ALET (Automated Labeling of Equipment and Tools): A Dataset, a Baseline and a Usecase for Tool Detection in the Wild
This work addresses the lack of datasets for tool detection in robotics, enabling research into human-robot collaboration, but it is incremental as it primarily provides a new dataset and baseline evaluations.
The authors introduced METU-ALET, a dataset for detecting tools in real-world settings, and found that state-of-the-art object detectors struggle with small-scale or visually similar tools, achieving only moderate performance.

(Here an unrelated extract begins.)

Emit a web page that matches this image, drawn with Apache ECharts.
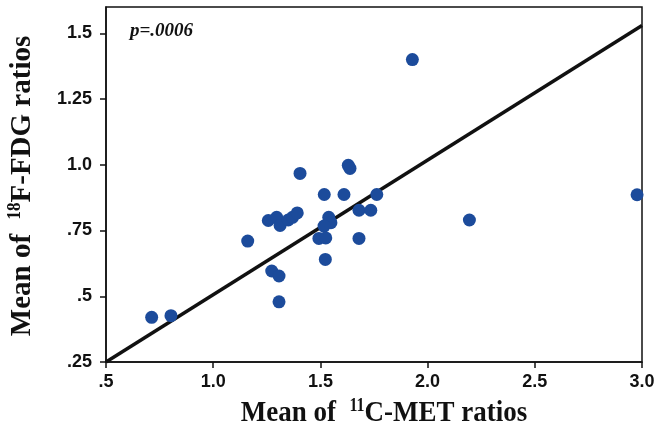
<!DOCTYPE html>
<html><head><meta charset="utf-8">
<script src="https://cdn.jsdelivr.net/npm/echarts@6/dist/echarts.min.js"></script>
<style>html,body{margin:0;padding:0;background:#fff}#c{width:664px;height:434px}</style>
</head><body><div id="c"></div>
<script>
// Data (Mean of 11C-MET ratios, Mean of 18F-FDG ratios)
var metValues = [0.713,0.803,1.161,1.257,1.296,1.312,1.350,1.370,1.392,1.405,1.273,1.307,1.307,1.518,1.610,1.630,1.638,1.763,1.680,1.735,1.539,1.549,1.517,1.493,1.525,1.680,1.523,1.929,2.195,2.977];
var fdgValues = [0.420,0.426,0.710,0.788,0.800,0.769,0.790,0.800,0.817,0.967,0.596,0.577,0.479,0.887,0.887,0.998,0.986,0.887,0.827,0.827,0.800,0.780,0.767,0.720,0.722,0.720,0.640,1.400,0.790,0.886];
var fitX = [0.5, 3.0];
var fitY = [0.25, 1.53];
var xTickLabels = {'0.5':'.5','1':'1.0','1.5':'1.5','2':'2.0','2.5':'2.5','3':'3.0'};
var yTickLabels = {'0.25':'.25','0.5':'.5','0.75':'.75','1':'1.0','1.25':'1.25','1.5':'1.5'};
var pText = 'p=.0006';
var xTitle = '{n|Mean of  }{s|11}{n|C-MET ratios}';
var yTitle = '{n|Mean of  }{s|18}{n|F-FDG ratios}';

var points = metValues.map(function(v,i){return [v, fdgValues[i]];});
var fit = fitX.map(function(v,i){return [v, fitY[i]];});
var chart = echarts.init(document.getElementById('c'), null, {renderer:'canvas'});
var serif = '"Liberation Serif","Times New Roman",serif';
var sans = '"Liberation Sans",Arial,sans-serif';
function titleRich(size){
  return {
    n:{fontFamily:serif,fontWeight:'bold',fontSize:size,fill:'#111',color:'#111'},
    s:{fontFamily:serif,fontWeight:'bold',fontSize:Math.round(size*0.6),fill:'#111',color:'#111',verticalAlign:'top',padding:[0,0,Math.round(size*0.45),0]}
  };
}
chart.setOption({
  animation:false,
  backgroundColor:'#fff',
  grid:{left:106,right:22,top:7,bottom:72,show:true,borderColor:'#111',borderWidth:1.5,backgroundColor:'#fff'},
  graphic:[
    {type:'text',left:130,top:22,style:{text:pText,fontFamily:serif,fontStyle:'italic',fontWeight:'bold',fontSize:19,fill:'#111'}},
    {type:'text',x:384,y:413,scaleY:1.12,style:{text:xTitle,rich:titleRich(27),align:'center',verticalAlign:'middle'}},
    {type:'text',x:22,y:186,rotation:Math.PI/2,scaleY:1.05,style:{text:yTitle,rich:titleRich(29),align:'center',verticalAlign:'middle'}}
  ],
  xAxis:{type:'value',min:0.5,max:3,interval:0.5,
    axisLine:{lineStyle:{color:'#111',width:1.5}},
    axisTick:{show:true,length:6,lineStyle:{color:'#111',width:1.5}},
    axisLabel:{margin:11,fontFamily:sans,fontWeight:'bold',fontSize:18,color:'#111',formatter:function(v){return xTickLabels[String(v)]||'';}},
    splitLine:{show:false}},
  yAxis:{type:'value',min:0.25,max:1.6,interval:0.25,
    axisLine:{lineStyle:{color:'#111',width:1.5}},
    axisTick:{show:true,length:6,lineStyle:{color:'#111',width:1.5}},
    axisLabel:{margin:14,fontFamily:sans,fontWeight:'bold',fontSize:18,color:'#111',showMaxLabel:false,formatter:function(v){return yTickLabels[String(v)]||'';}},
    splitLine:{show:false}},
  series:[
    {type:'line',data:fit,symbol:'none',lineStyle:{color:'#111',width:3.5},z:2,silent:true},
    {type:'scatter',data:points,symbol:'circle',symbolSize:13,itemStyle:{color:'#1c4b9b',opacity:1},z:3}
  ]
});
</script></body></html>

Robots collaborating with humans in realistic environments will need to be able to detect the tools that can be used and manipulated. However, there is no available dataset or study that addresses this challenge in real settings. In this paper, we fill this gap by providing an extensive dataset (METU-ALET) for detecting farming, gardening, office, stonemasonry, vehicle, woodworking and workshop tools. The scenes correspond to sophisticated environments with or without humans using the tools. The scenes we consider introduce several challenges for object detection, including the small scale of the tools, their articulated nature, occlusion, inter-class invariance, etc. Moreover, we train and compare several state of the art deep object detectors (including Faster R-CNN, Cascade R-CNN, RepPoint and RetinaNet) on our dataset. We observe that the detectors have difficulty in detecting especially small-scale tools or tools that are visually similar to parts of other tools. This in turn supports the importance of our dataset and paper. With the dataset, the code and the trained models, our work provides a basis for further research into tools and their use in robotics applications.